Wait, wasn't under population, too many people giving birth in Africa to limited resources, and not enough Americans foolish enough to protect weaklings, the underlying problem before?

To solve the underpopulation issue, they took populations from Africa, relieving the strain from there and the ME, to promote slave worker ethics in Europe, replacing their non growing workers. However, this caused another problem, which now threatens to destroy European civilization at a far faster rate than the lack of pop growth rates ever did.

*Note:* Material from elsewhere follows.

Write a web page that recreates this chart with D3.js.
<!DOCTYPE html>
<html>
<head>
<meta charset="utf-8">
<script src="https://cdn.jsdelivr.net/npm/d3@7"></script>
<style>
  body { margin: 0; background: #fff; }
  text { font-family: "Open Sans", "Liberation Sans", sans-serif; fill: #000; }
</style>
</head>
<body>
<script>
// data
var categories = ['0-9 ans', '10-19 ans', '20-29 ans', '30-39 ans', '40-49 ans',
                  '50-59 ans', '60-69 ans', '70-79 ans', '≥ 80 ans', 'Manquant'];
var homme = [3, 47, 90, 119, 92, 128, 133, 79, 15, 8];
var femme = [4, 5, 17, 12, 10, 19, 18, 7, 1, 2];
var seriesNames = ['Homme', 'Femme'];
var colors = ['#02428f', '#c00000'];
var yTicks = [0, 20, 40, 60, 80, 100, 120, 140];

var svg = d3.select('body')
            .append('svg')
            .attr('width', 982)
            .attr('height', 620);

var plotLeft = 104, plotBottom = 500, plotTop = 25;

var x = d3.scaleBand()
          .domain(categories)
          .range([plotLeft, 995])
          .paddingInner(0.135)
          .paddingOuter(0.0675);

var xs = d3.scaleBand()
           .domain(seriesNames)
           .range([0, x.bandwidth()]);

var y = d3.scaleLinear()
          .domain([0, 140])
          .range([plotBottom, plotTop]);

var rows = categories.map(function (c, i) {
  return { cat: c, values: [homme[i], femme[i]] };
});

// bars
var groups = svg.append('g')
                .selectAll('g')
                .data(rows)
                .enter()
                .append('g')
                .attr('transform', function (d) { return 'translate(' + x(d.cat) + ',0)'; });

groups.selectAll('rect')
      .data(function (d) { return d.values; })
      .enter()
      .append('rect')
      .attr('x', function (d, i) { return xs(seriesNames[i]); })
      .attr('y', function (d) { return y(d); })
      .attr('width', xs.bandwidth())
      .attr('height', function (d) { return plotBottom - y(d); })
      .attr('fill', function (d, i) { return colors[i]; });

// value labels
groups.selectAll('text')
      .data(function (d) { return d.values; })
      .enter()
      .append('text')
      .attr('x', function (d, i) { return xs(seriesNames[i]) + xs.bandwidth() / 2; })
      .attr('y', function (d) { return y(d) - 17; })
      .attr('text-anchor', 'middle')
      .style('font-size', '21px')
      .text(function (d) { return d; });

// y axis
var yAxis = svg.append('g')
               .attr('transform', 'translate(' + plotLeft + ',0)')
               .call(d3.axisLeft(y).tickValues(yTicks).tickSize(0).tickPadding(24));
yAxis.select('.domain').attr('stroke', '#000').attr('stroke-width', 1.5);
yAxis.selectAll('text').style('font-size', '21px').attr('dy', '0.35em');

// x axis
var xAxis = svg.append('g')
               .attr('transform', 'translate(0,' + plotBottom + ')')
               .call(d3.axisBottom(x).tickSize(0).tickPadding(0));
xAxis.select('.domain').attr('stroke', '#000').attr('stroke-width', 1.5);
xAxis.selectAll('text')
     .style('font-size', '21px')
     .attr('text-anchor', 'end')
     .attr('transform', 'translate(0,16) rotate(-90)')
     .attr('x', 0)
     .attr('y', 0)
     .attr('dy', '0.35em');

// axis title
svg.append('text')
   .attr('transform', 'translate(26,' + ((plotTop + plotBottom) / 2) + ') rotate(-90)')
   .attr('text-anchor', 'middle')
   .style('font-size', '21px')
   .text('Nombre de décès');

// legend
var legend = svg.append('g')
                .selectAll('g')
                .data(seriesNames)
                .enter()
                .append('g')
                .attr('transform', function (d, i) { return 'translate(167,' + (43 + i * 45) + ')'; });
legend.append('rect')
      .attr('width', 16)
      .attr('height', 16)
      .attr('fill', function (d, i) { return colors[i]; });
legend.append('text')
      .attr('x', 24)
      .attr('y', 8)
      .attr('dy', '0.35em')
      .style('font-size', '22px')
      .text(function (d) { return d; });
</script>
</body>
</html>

It's like a Rube Goldberg machine, except conducted by the hands of evil and government. And of all things, it was entirely intentional. Although the consequences weren't always expected exactly.

Ymar Sakar said...

My position in 2008 was that the Hussein Regime was amoral and intentionally destroying stuff. Other people contradicted that stance and said the real reason was because Hussein was stupid/dumb/incompetent and the government was normal, not malicious or nefarious. Just normally inefficient.

Was Fast and Furious a sign of US inefficiency? Was importing in a million Muslims per year in Germany, a sign of inefficiency?

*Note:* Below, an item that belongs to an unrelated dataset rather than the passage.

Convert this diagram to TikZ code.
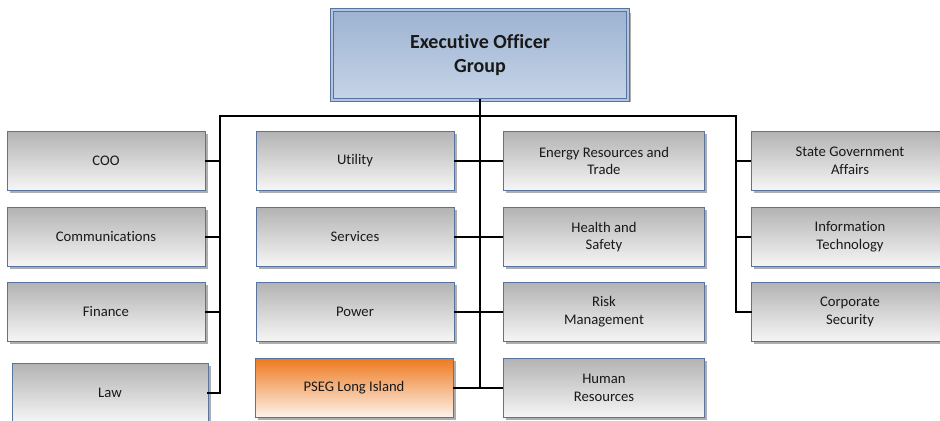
\documentclass[tikz,border=0pt]{standalone}
\usepackage{fontspec}
\setmainfont{Carlito}[Ligatures=NoCommon]
\usetikzlibrary{shadows}

\definecolor{boxline}{HTML}{56749F}
\definecolor{greytop}{HTML}{B3B3B3}
\definecolor{greybot}{HTML}{F6F6F6}
\definecolor{orangetop}{HTML}{EE7A20}
\definecolor{orangebot}{HTML}{FDF3EB}
\definecolor{eogtop}{HTML}{9DB3D2}
\definecolor{eogbot}{HTML}{C6D4E7}
\definecolor{eoggap}{HTML}{B4C6DF}

\begin{document}
\begin{tikzpicture}[x=0.75pt,y=0.75pt,
	unit/.style={draw=boxline, line width=0.6pt, top color=greytop, bottom color=greybot,
		minimum width=148.5pt, minimum height=44pt, align=center, text=black!90,
		font=\fontsize{11}{13.3}\selectfont,
		drop shadow={shadow xshift=2pt, shadow yshift=-2pt, fill=black!45, opacity=.7}},
	focus/.style={unit, top color=orangetop, bottom color=orangebot},
	trunk/.style={line width=1.5pt, line cap=rect},
	stub/.style={line width=1.2pt}]
	\clip (0,0) rectangle (940,421);

	% head of the chart
	\node[unit, double=eoggap, double distance=1.4pt, line width=0.7pt,
		top color=eogtop, bottom color=eogbot,
		minimum width=222pt, minimum height=67pt,
		font=\fontsize{15}{17.5}\selectfont\bfseries] (eog) at (480,366) {Executive Officer\\Group};

	% left column
	\node[unit] (coo)  at (106,260) {COO};
	\node[unit] (comm) at (106,184) {Communications};
	\node[unit] (fin)  at (106,109) {Finance};
	\node[unit, minimum width=147pt] (law) at (110,28) {Law};

	% middle columns
	\node[unit]  (util)  at (355,260) {Utility};
	\node[unit]  (serv)  at (355,184) {Services};
	\node[unit]  (power) at (355,109) {Power};
	\node[focus] (pseg)  at (354,33)  {PSEG Long Island};

	\node[unit, minimum width=151pt] (energy) at (604,260) {Energy Resources and\\Trade};
	\node[unit, minimum width=151pt] (health) at (604,184) {Health and\\Safety};
	\node[unit, minimum width=151pt] (risk)   at (604,109) {Risk\\Management};
	\node[unit, minimum width=151pt] (hr)     at (604,33)  {Human\\Resources};

	% right column
	\node[unit] (stategov) at (850,260) {State Government\\Affairs};
	\node[unit] (infotech) at (850,184) {Information\\Technology};
	\node[unit] (security) at (850,109) {Corporate\\Security};

	% connectors
	\coordinate (lt) at (220,305);
	\coordinate (rt) at (736,305);
	\draw[trunk] (law.east) -| (lt) -- (rt) |- (security.west);
	\draw[trunk] (eog.south) -- (eog.south |- pseg.east);
	\foreach \n in {coo,comm,fin}
		\draw[stub] (\n.east) -- (\n.east -| lt);
	\foreach \n in {stategov,infotech}
		\draw[stub] (\n.west) -- (\n.west -| rt);
	\foreach \n in {util,serv,power,pseg}
		\draw[stub] (\n.east) -- (\n.east -| eog.south);
	\foreach \n in {energy,health,risk,hr}
		\draw[stub] (\n.west) -- (\n.west -| eog.south);
\end{tikzpicture}
\end{document}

They must be incompetent to be incapable of getting more in, offloading more guns. The alternative view to that is that they are intentionally doing so, that the numbers are limited to their methods and their methods are limited to their goals. The real goals, not the propaganda they used to convince the stupid sheep.

The fundamental difference between people who wish to believe that the problems the world or the US has is due to incompetence, is that they refuse to believe Evil is in Control. Those that are amenable to believing Evil is in Power, that the Hussein Regime is, was, a totalitarian regime backed by both the Leftist alliance and their founding member, the Democrat party, those people were more likely to go for "evil" vs "incompetence", "intent" vs "unintentional", "malice" over "mistake".

Grim said...

My position in 2008 was that the Hussein Regime was amoral...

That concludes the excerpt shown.